Analyse social media, news or blogging data by querying the original data sources with no need for data integration!
The Media Planning case study focuses on analysis of social media, news or blogging data.
The interest for analyzing the interrelation between the entities in huge networks such as the Web, geographical systems, or social networks is rapidly increasing, forcing the creation of information management systems that are able to perform graph-oriented operations efficiently. In particular, there are complex scenarios where multiple data sources in different formats must be integrated and interrelated to extract valuable information from the relationships between documents, entity interactions, socio-economic data and user behaviours, among others. In this case, the graph-storage becomes the centre piece of the data management structure, where all the different data sources are integrated and connected after a deduplication process to identify common entities across sources. But the integration of huge amounts of different data formats into the graph is sometimes a very expensive process when only a few attributes are going to be relevant for the exploration of relationships, and the requirement for distributed query processing across the data sources becomes critical.

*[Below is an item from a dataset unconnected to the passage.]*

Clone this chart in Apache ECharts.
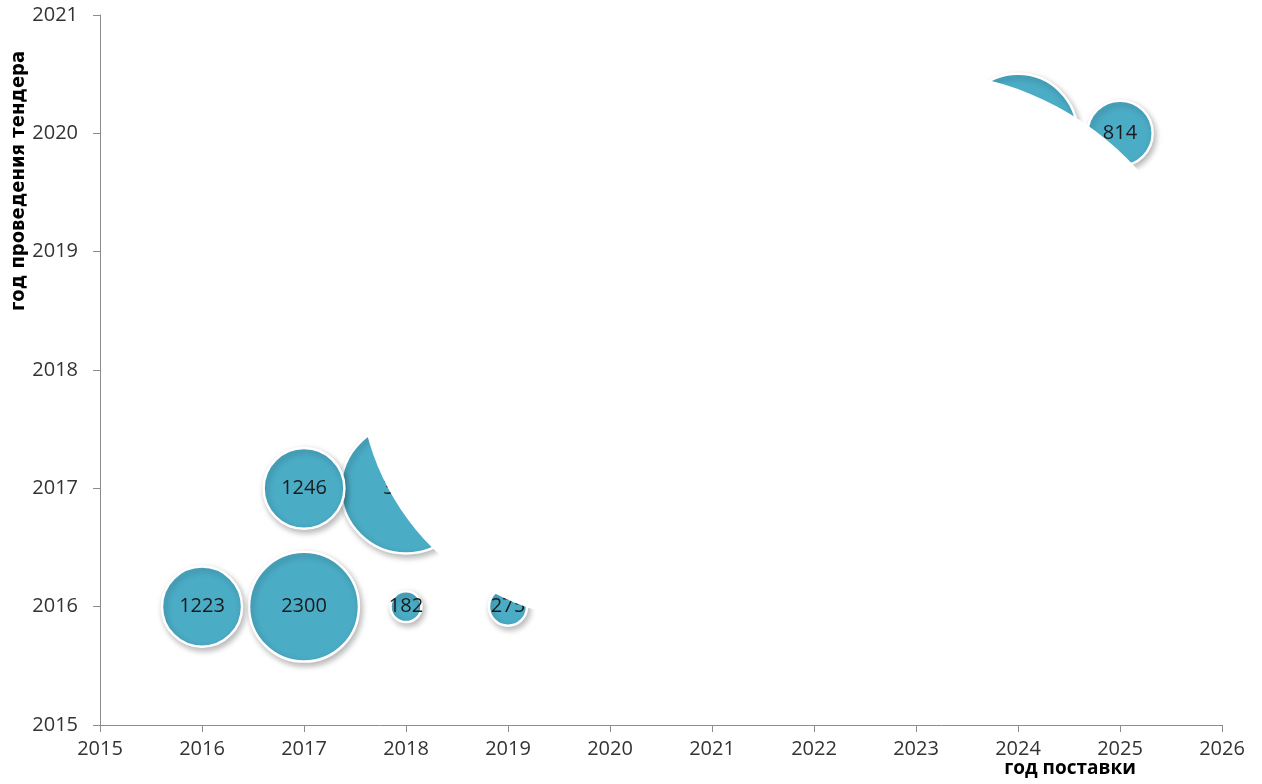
<!DOCTYPE html>
<html>
<head>
<meta charset="utf-8">
<script src="https://cdn.jsdelivr.net/npm/echarts@6/dist/echarts.min.js"></script>
<style>
  html, body { margin: 0; background: #fff; }
  #chart { width: 1262px; height: 784px; }
</style>
</head>
<body>
<div id="chart"></div>
<script>
// год поставки / год проведения тендера / объём
var deliveryYears = [2016, 2017, 2018, 2019, 2017, 2018, 2024, 2025];
var tenderYears   = [2016, 2016, 2016, 2016, 2017, 2017, 2020, 2020];
var volumes       = [1223, 2300, 182, 275, 1246, 3230, 2700, 814];

// белые пузыри поверх (без подписей)
var whiteX   = [2020, 2023];
var whiteY   = [2018, 2018];
var whiteVol = [48200, 68100];

var xTicks = [2015, 2026];
var yTicks = [2015, 2021];

function bubbleSize(v) { return 2.29 * Math.sqrt(v); }

var teal = [];
for (var i = 0; i < volumes.length; i++) {
  teal.push([deliveryYears[i], tenderYears[i], volumes[i]]);
}
teal.sort(function (a, b) { return b[2] - a[2]; });

var white = [];
for (var j = 0; j < whiteVol.length; j++) {
  white.push([whiteX[j], whiteY[j], whiteVol[j]]);
}

var chart = echarts.init(document.getElementById('chart'));
var axisFont = '"Open Sans", sans-serif';
var yearLabel = function (v) { return String(v); };

var option = {
  animation: false,
  grid: { left: 100, right: 40, top: 15, bottom: 59, containLabel: false, outerBoundsMode: 'none' },
  xAxis: {
    type: 'value', min: xTicks[0], max: xTicks[1], interval: 1,
    axisLine: { show: true, lineStyle: { color: '#8c8c8c', width: 1 } },
    axisTick: { show: true, length: 7, lineStyle: { color: '#8c8c8c' } },
    splitLine: { show: false },
    axisLabel: { color: '#333', fontSize: 20, fontFamily: axisFont, margin: 14, formatter: yearLabel }
  },
  yAxis: {
    type: 'value', min: yTicks[0], max: yTicks[1], interval: 1,
    axisLine: { show: true, lineStyle: { color: '#8c8c8c', width: 1 } },
    axisTick: { show: true, length: 7, lineStyle: { color: '#8c8c8c' } },
    splitLine: { show: false },
    axisLabel: { color: '#333', fontSize: 20, fontFamily: axisFont, margin: 22, formatter: yearLabel }
  },
  graphic: [
    {
      type: 'text', x: 19, y: 181, rotation: Math.PI / 2,
      style: {
        text: 'год проведения тендера', align: 'center', verticalAlign: 'middle',
        font: 'bold 20px "Liberation Sans Narrow", "DejaVu Sans Condensed", sans-serif',
        fill: '#000'
      }
    },
    {
      type: 'text', x: 1070, y: 769,
      style: {
        text: 'год поставки', align: 'center', verticalAlign: 'middle',
        font: 'bold 19px "Open Sans", sans-serif', fill: '#000'
      }
    }
  ],
  series: [
    {
      type: 'scatter', z: 2, clip: false,
      data: teal,
      symbolSize: function (v) { return bubbleSize(v[2]); },
      itemStyle: {
        color: '#4bacc6', borderColor: '#fff', borderWidth: 2.5, opacity: 1,
        shadowBlur: 6, shadowOffsetX: 2, shadowOffsetY: 3, shadowColor: 'rgba(0,0,0,0.28)'
      },
      label: {
        show: true, position: 'inside', formatter: function (p) { return p.value[2]; },
        color: '#1a1a1a', fontSize: 20, fontFamily: axisFont
      },
      emphasis: { disabled: true }
    },
    {
      type: 'scatter', z: 5, clip: false,
      data: white,
      symbolSize: function (v) { return bubbleSize(v[2]); },
      itemStyle: { color: '#fff', opacity: 1 },
      label: { show: false },
      emphasis: { disabled: true }
    }
  ]
};
chart.setOption(option);
</script>
</body>
</html>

One use case of graph technologies in the centre of a pool of distinct data sources is for media planning, the task of a media agency to identify the most appropriate media platform for a client’s product or brand. In this case, the data sources could be of different kinds and formats, such as documents from blogging and micro-blogging systems, on-line news publishers, advertisement in newspapers or company profiles; log files with the user behaviour on web sites and social network portals; list of links with the user interactions (messages) or group memberships; and structured (relational) data such as user profiles and socio-economic information. The graph mining techniques obtain the reputation of people to identify viral leaders, the user roles (generators, consumers, opinion people, group members, followers, etc.), the sentiment and preferences. Also, they generate an ontology of domains and key concepts into the documents, and model the propagation of information during time. For all of these the graph database basically require the interconnections between the data entities and a few extra attributes to characterize them during the construction and the query processes, and not the full data of each entity.
Once the relationships graph have been built and enriched, the media planners can start their analysis process by executing complex queries across the different data sources. In this use case, we mainly are able to resolve the most the most relevant authors of a topic and the most important communities with their influencers for a given set of keywords. These queries are connected to four different data sources (document, graph, key-value and relational). Therefore, having a middleware (i.e the common query engine) that is able to integrate the results save a lot of development time and makes the application more robust. In one statement you run a query over different datastores. Let’s see the execution plan for retrieving the communities.
On the other hand, updating this information incrementally is a very complex process: it requires deduplication, document indexation and to infer the influence relationships and communities. Moreover, update different datastores simultaneously with different characteristics. It is easily performed with the Holistic Transactional Manager and the Complex Event Processor.